Similar but different: Oncogenic MAPK pathway mutations in colorectal cancer

In metastatic colorectal cancer (mCRC), resistance to EGFR-targeted therapy is associated with MAPK pathway activating mutations. As a result, mCRC patients with such mutations, like oncogenic RAS, are currently excluded from anti-EGFR targeted therapy. However, an increasing amount of evidence supports the notion that not all oncogenic RAS proteins are equal, but impose isoform- and mutation-specific phenotypes in a context-dependent manner. Diverging phenotypes are likely to exist for most types of activating mutations. Unfortunately, these concepts are challenging to support with clinical evidence, as ideal stratification of patient cohorts per mutation type would severely dilute the desired patient numbers to draw significant conclusions.
In this thesis the similarities and discrepancies between various oncogenic MAPK pathway mutations that are prevalent in CRC progression and therapy resistance have been investigated with the aim to improve future patient stratification for treatment regimens. Patient-derived organoids from CRC samples were used that maintain the histopathological features of the native tumor. Subsequently, patient-derived CRC organoids were genetically modified using CRISPR/Cas9 technology to introduce various oncogenic mutations.

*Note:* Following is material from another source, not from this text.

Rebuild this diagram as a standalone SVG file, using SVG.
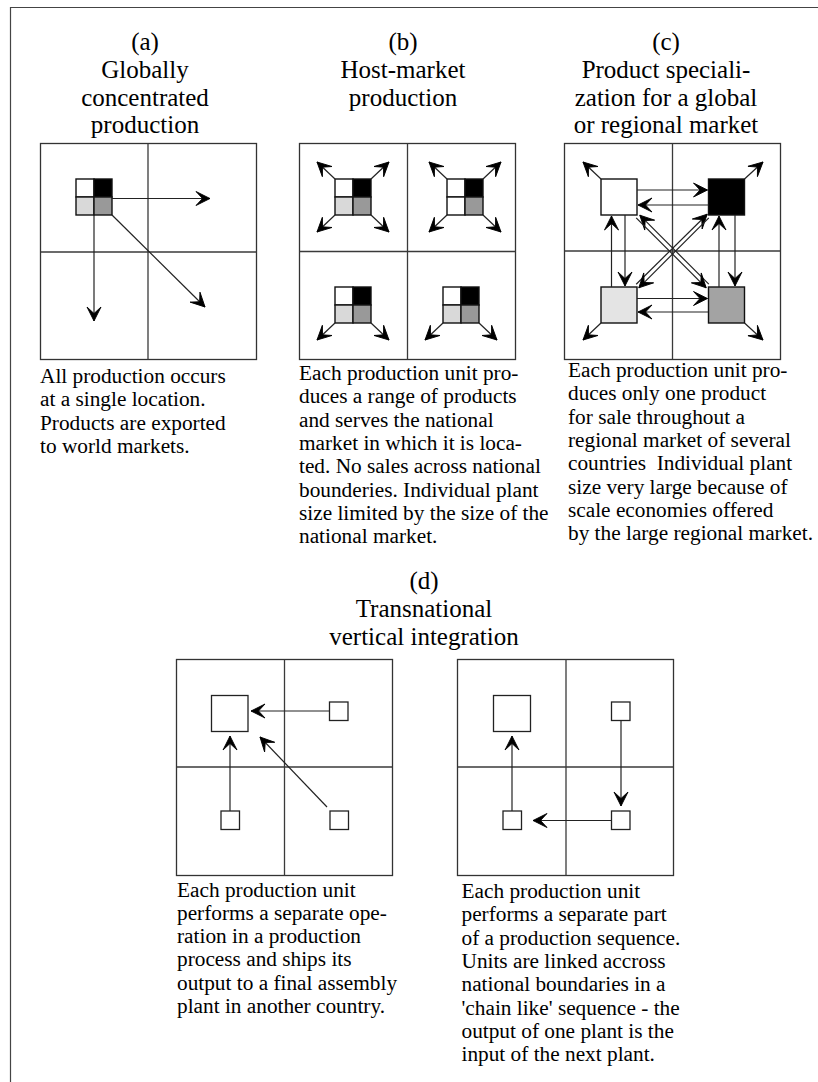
<svg xmlns="http://www.w3.org/2000/svg" width="818" height="1082" viewBox="0 0 818 1082">
<style>
  .t { font-family: "Liberation Serif", "Times New Roman", serif; fill: #000; }
  .title { font-size: 25px; text-anchor: middle; }
  .desc { font-size: 21.3px; white-space: pre; }
  .box { fill: none; stroke: #333; stroke-width: 1.3; }
  .div { stroke: #3a3a3a; stroke-width: 1.3; fill: none; }
  .cell { stroke: #111; stroke-width: 1.4; }
  .plant { fill: #fff; stroke: #222; stroke-width: 1.3; }
  .arr { stroke: #222; stroke-width: 1.2; fill: none; marker-end: url(#ah); }
  .w { fill: #fff; } .k { fill: #000; } .l { fill: #d9d9d9; } .g { fill: #999; }
</style>
<defs>
  <marker id="ah" markerUnits="userSpaceOnUse" viewBox="-16 -9 18 18" markerWidth="18" markerHeight="18" refX="0" refY="0" orient="auto">
    <path d="M0,0 L-14,-7 L-7.5,0 L-14,7 Z" fill="#000" stroke="#000" stroke-width="0.9" stroke-linejoin="miter"/>
  </marker>
</defs>
<rect width="818" height="1082" fill="#fff"/>
<g id="frame">
  <line x1="10" y1="7.5" x2="818" y2="7.5" stroke="#444" stroke-width="1.2"/>
  <line x1="10.5" y1="7" x2="10.5" y2="1082" stroke="#444" stroke-width="1.2"/>
</g>

<!-- Panel (a) -->
<g id="panel-a">
  <text class="t title" x="145" y="50">(a)</text>
  <text class="t title" x="145" y="78">Globally</text>
  <text class="t title" x="145" y="106">concentrated</text>
  <text class="t title" x="145" y="133">production</text>
  <rect class="box" x="40.5" y="143.5" width="216" height="216"/>
  <line class="div" x1="148" y1="143.5" x2="148" y2="359.5"/>
  <line class="div" x1="40.5" y1="252" x2="256.5" y2="252"/>
  <g id="a-plant">
    <rect class="cell w" x="76" y="179" width="18" height="18"/>
    <rect class="cell k" x="94" y="179" width="18" height="18"/>
    <rect class="cell l" x="76" y="197" width="18" height="18"/>
    <rect class="cell g" x="94" y="197" width="18" height="18"/>
  </g>
  <text class="t desc" x="40" y="383">All production occurs</text>
  <text class="t desc" x="40" y="406.3">at a single location.</text>
  <text class="t desc" x="40" y="429.6">Products are exported</text>
  <text class="t desc" x="40" y="452.9">to world markets.</text>
</g>

<!-- Panel (b) -->
<g id="panel-b">
  <text class="t title" x="403" y="50">(b)</text>
  <text class="t title" x="403" y="78">Host-market</text>
  <text class="t title" x="403" y="106">production</text>
  <rect class="box" x="299.5" y="143.5" width="216" height="216"/>
  <line class="div" x1="407.5" y1="143.5" x2="407.5" y2="359.5"/>
  <line class="div" x1="299.5" y1="251.5" x2="515.5" y2="251.5"/>
  <g id="b-plant-1">
    <rect class="cell w" x="335" y="179" width="18" height="18"/>
    <rect class="cell k" x="353" y="179" width="18" height="18"/>
    <rect class="cell l" x="335" y="197" width="18" height="18"/>
    <rect class="cell g" x="353" y="197" width="18" height="18"/>
  </g>
  <g id="b-plant-2">
    <rect class="cell w" x="447" y="179" width="18" height="18"/>
    <rect class="cell k" x="465" y="179" width="18" height="18"/>
    <rect class="cell w" x="447" y="197" width="18" height="18"/>
    <rect class="cell g" x="465" y="197" width="18" height="18"/>
  </g>
  <g id="b-plant-3">
    <rect class="cell w" x="335" y="287" width="18" height="18"/>
    <rect class="cell k" x="353" y="287" width="18" height="18"/>
    <rect class="cell l" x="335" y="305" width="18" height="18"/>
    <rect class="cell g" x="353" y="305" width="18" height="18"/>
  </g>
  <g id="b-plant-4">
    <rect class="cell w" x="443" y="287" width="18" height="18"/>
    <rect class="cell k" x="461" y="287" width="18" height="18"/>
    <rect class="cell l" x="443" y="305" width="18" height="18"/>
    <rect class="cell g" x="461" y="305" width="18" height="18"/>
  </g>
  <text class="t desc" x="299" y="380">Each production unit pro-</text>
  <text class="t desc" x="299" y="403.3">duces a range of products</text>
  <text class="t desc" x="299" y="426.6">and serves the national</text>
  <text class="t desc" x="299" y="449.9">market in which it is loca-</text>
  <text class="t desc" x="299" y="473.2">ted. No sales across national</text>
  <text class="t desc" x="299" y="496.5">bounderies. Individual plant</text>
  <text class="t desc" x="299" y="519.8">size limited by the size of the</text>
  <text class="t desc" x="299" y="543.1">national market.</text>
</g>

<!-- Panel (c) -->
<g id="panel-c">
  <text class="t title" x="666" y="50">(c)</text>
  <text class="t title" x="666" y="78">Product speciali-</text>
  <text class="t title" x="666" y="106">zation for a global</text>
  <text class="t title" x="666" y="133">or regional market</text>
  <rect class="box" x="564.5" y="143.5" width="216" height="216"/>
  <line class="div" x1="672.5" y1="143.5" x2="672.5" y2="359.5"/>
  <line class="div" x1="564.5" y1="251" x2="780.5" y2="251"/>
  <rect id="c-plant-1" class="cell w" x="601" y="179" width="36" height="36"/>
  <rect id="c-plant-2" class="cell k" x="708.5" y="179" width="36" height="36"/>
  <rect id="c-plant-3" class="cell" fill="#e4e4e4" x="601" y="287" width="36" height="36"/>
  <rect id="c-plant-4" class="cell" fill="#a3a3a3" x="708.5" y="287" width="36" height="36"/>
  <text class="t desc" x="568" y="377">Each production unit pro-</text>
  <text class="t desc" x="568" y="400.3">duces only one product</text>
  <text class="t desc" x="568" y="423.6">for sale throughout a</text>
  <text class="t desc" x="568" y="446.9">regional market of several</text>
  <text class="t desc" x="568" y="470.2">countries  Individual plant</text>
  <text class="t desc" x="568" y="493.5">size very large because of</text>
  <text class="t desc" x="568" y="516.8">scale economies offered</text>
  <text class="t desc" x="568" y="540.1">by the large regional market.</text>
</g>

<!-- Panel (d) -->
<g id="panel-d">
  <text class="t title" x="424" y="589">(d)</text>
  <text class="t title" x="424" y="617">Transnational</text>
  <text class="t title" x="424" y="645">vertical integration</text>
  <g id="d-left">
    <rect class="box" x="176.5" y="659.5" width="216" height="216"/>
    <line class="div" x1="284.5" y1="659.5" x2="284.5" y2="875.5"/>
    <line class="div" x1="176.5" y1="767" x2="392.5" y2="767"/>
    <rect id="dl-assembly" class="plant" x="211.5" y="695.5" width="36.5" height="36"/>
    <rect id="dl-unit-1" class="plant" x="329.5" y="702" width="18.5" height="18.5"/>
    <rect id="dl-unit-2" class="plant" x="221" y="811" width="18.5" height="18.5"/>
    <rect id="dl-unit-3" class="plant" x="330" y="811" width="18.5" height="18.5"/>
    <text class="t desc" x="177" y="896.5">Each production unit</text>
    <text class="t desc" x="177" y="919.8">performs a separate ope-</text>
    <text class="t desc" x="177" y="943.1">ration in a production</text>
    <text class="t desc" x="177" y="966.4">process and ships its</text>
    <text class="t desc" x="177" y="989.7">output to a final assembly</text>
    <text class="t desc" x="177" y="1013">plant in another country.</text>
  </g>
  <g id="d-right">
    <rect class="box" x="457.5" y="659.5" width="216" height="216"/>
    <line class="div" x1="566" y1="659.5" x2="566" y2="875.5"/>
    <line class="div" x1="457.5" y1="767" x2="673.5" y2="767"/>
    <rect id="dr-plant-1" class="plant" x="493.5" y="695.5" width="37" height="36"/>
    <rect id="dr-plant-2" class="plant" x="611.5" y="702" width="18.5" height="18.5"/>
    <rect id="dr-plant-3" class="plant" x="611.5" y="811" width="18.5" height="18.5"/>
    <rect id="dr-plant-4" class="plant" x="503" y="811" width="18.5" height="18.5"/>
    <text class="t desc" x="461.5" y="898">Each production unit</text>
    <text class="t desc" x="461.5" y="921.3">performs a separate part</text>
    <text class="t desc" x="461.5" y="944.6">of a production sequence.</text>
    <text class="t desc" x="461.5" y="967.9">Units are linked accross</text>
    <text class="t desc" x="461.5" y="991.2">national boundaries in a</text>
    <text class="t desc" x="461.5" y="1014.5">'chain like' sequence - the</text>
    <text class="t desc" x="461.5" y="1037.8">output of one plant is the</text>
    <text class="t desc" x="461.5" y="1061.1">input of the next plant.</text>
  </g>
</g>

<g id="connectors">
  <!-- (a) -->
  <line class="arr" x1="112" y1="198.5" x2="210" y2="198.5"/>
  <line class="arr" x1="94" y1="215" x2="94" y2="321"/>
  <line class="arr" x1="112" y1="215" x2="205" y2="307"/>
  <!-- (b) -->
  <line class="arr" x1="335" y1="179" x2="317" y2="162"/>
  <line class="arr" x1="371" y1="179" x2="389" y2="162"/>
  <line class="arr" x1="335" y1="215" x2="317" y2="232"/>
  <line class="arr" x1="371" y1="215" x2="389" y2="232"/>
  <line class="arr" x1="447" y1="179" x2="429" y2="162"/>
  <line class="arr" x1="483" y1="179" x2="501" y2="162"/>
  <line class="arr" x1="447" y1="215" x2="429" y2="232"/>
  <line class="arr" x1="483" y1="215" x2="501" y2="232"/>
  <line class="arr" x1="335" y1="323" x2="317" y2="340"/>
  <line class="arr" x1="371" y1="323" x2="389" y2="340"/>
  <line class="arr" x1="443" y1="323" x2="425" y2="340"/>
  <line class="arr" x1="479" y1="323" x2="497" y2="340"/>
  <!-- (c) outward -->
  <line class="arr" x1="601" y1="179" x2="583" y2="162"/>
  <line class="arr" x1="744.5" y1="179" x2="763" y2="162"/>
  <line class="arr" x1="601" y1="323" x2="583" y2="340"/>
  <line class="arr" x1="744.5" y1="323" x2="763" y2="340"/>
  <!-- (c) horizontal -->
  <line class="arr" x1="637" y1="190" x2="707.5" y2="190"/>
  <line class="arr" x1="708.5" y1="205" x2="638" y2="205"/>
  <line class="arr" x1="637" y1="298.5" x2="707.5" y2="298.5"/>
  <line class="arr" x1="708.5" y1="312" x2="638" y2="312"/>
  <!-- (c) vertical -->
  <line class="arr" x1="611.5" y1="287" x2="611.5" y2="216"/>
  <line class="arr" x1="625" y1="215" x2="625" y2="286"/>
  <line class="arr" x1="719" y1="287" x2="719" y2="216"/>
  <line class="arr" x1="735" y1="215" x2="735" y2="286"/>
  <!-- (c) diagonals -->
  <line class="arr" x1="708.8" y1="284.2" x2="639.8" y2="215.2"/>
  <line class="arr" x1="636.2" y1="217.8" x2="706.2" y2="287.8"/>
  <line class="arr" x1="636.2" y1="284.2" x2="707.2" y2="214.2"/>
  <line class="arr" x1="708.8" y1="217.8" x2="638.8" y2="287.8"/>
  <!-- (d) left -->
  <line class="arr" x1="329.5" y1="711" x2="251" y2="711"/>
  <line class="arr" x1="230" y1="811" x2="230" y2="736"/>
  <line class="arr" x1="327" y1="807" x2="260" y2="737"/>
  <!-- (d) right -->
  <line class="arr" x1="512" y1="811" x2="512" y2="736"/>
  <line class="arr" x1="621" y1="720.5" x2="621" y2="806"/>
  <line class="arr" x1="611.5" y1="820.5" x2="533" y2="820.5"/>
</g>
</svg>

Chapter 2 provides a guide to create state-of-the-arty genetic model systems using the CRISPR/Cas9 technology for homologous recombination. Strategies to enhance current genome editing efficiencies in various model systems are described, allowing us to study oncogene-induced mutation effects at endogenous expression levels.
In chapter 3, CRISPR-mediated knock-out strategies were used to reveal that of all RASGAPs only the loss of NF1 promotes EGFR signaling independence. In comparison to oncogenic KRAS, we show that the degree of EGFR independence is less robust in NF1-deficient organoids. Furthermore, we observed that enhanced growth of NF1-deficient organoids mainly manifests itself in growth condition supplemented with EGF, demonstrating that the loss of NF1 acts as an amplifier of RAS-MAPK signaling.
In chapter 4, 5' gene fusion partners of BRAF were characterized that replace its autoinhibitory domain, thereby creating oncogenic BRAF variants. In particular, potential 5' gene fusion partners of BRAF influence BRAF localization and its efficacy to activate downstream signaling. While all BRAF fusions exhibit resistance to EGFR inhibition, they revealed differential responses to targeted therapy of downstream MAPK pathway components. Patients with mCRC expressing BRAF fusions are relatively rare and no specific therapeutic strategy is present. Our data indicate that these mutant tumors should be excluded from anti-EGFR targeted therapy.
In chapter 5, codon- and isoform-specific mutations in RAS and BRAF in mCRC progression and therapy resistance were investigated. Using CRISPR-mediated homologous recombination a panel of isogenic patient-derived organoid lines were created to study the similarities and discrepancies between various oncogenic mutations in the MAPK pathway. We show that different oncogenic MAPK pathway mutations impose distinct phenotypes in a context-dependent manner, in accordance with observations in mCRC patients. Furthermore, we show that RAS and BRAF mutant organoids are still dependent on upstream EGFR signaling, as tumor growth and corresponding levels of MEK-ERK activation decreased upon pan-HER inhibition.
Finally, the main findings of this thesis are summarized in chapter 6 and the novel insights on oncogenic RAS and BRAF signaling in CRC biology are discussed.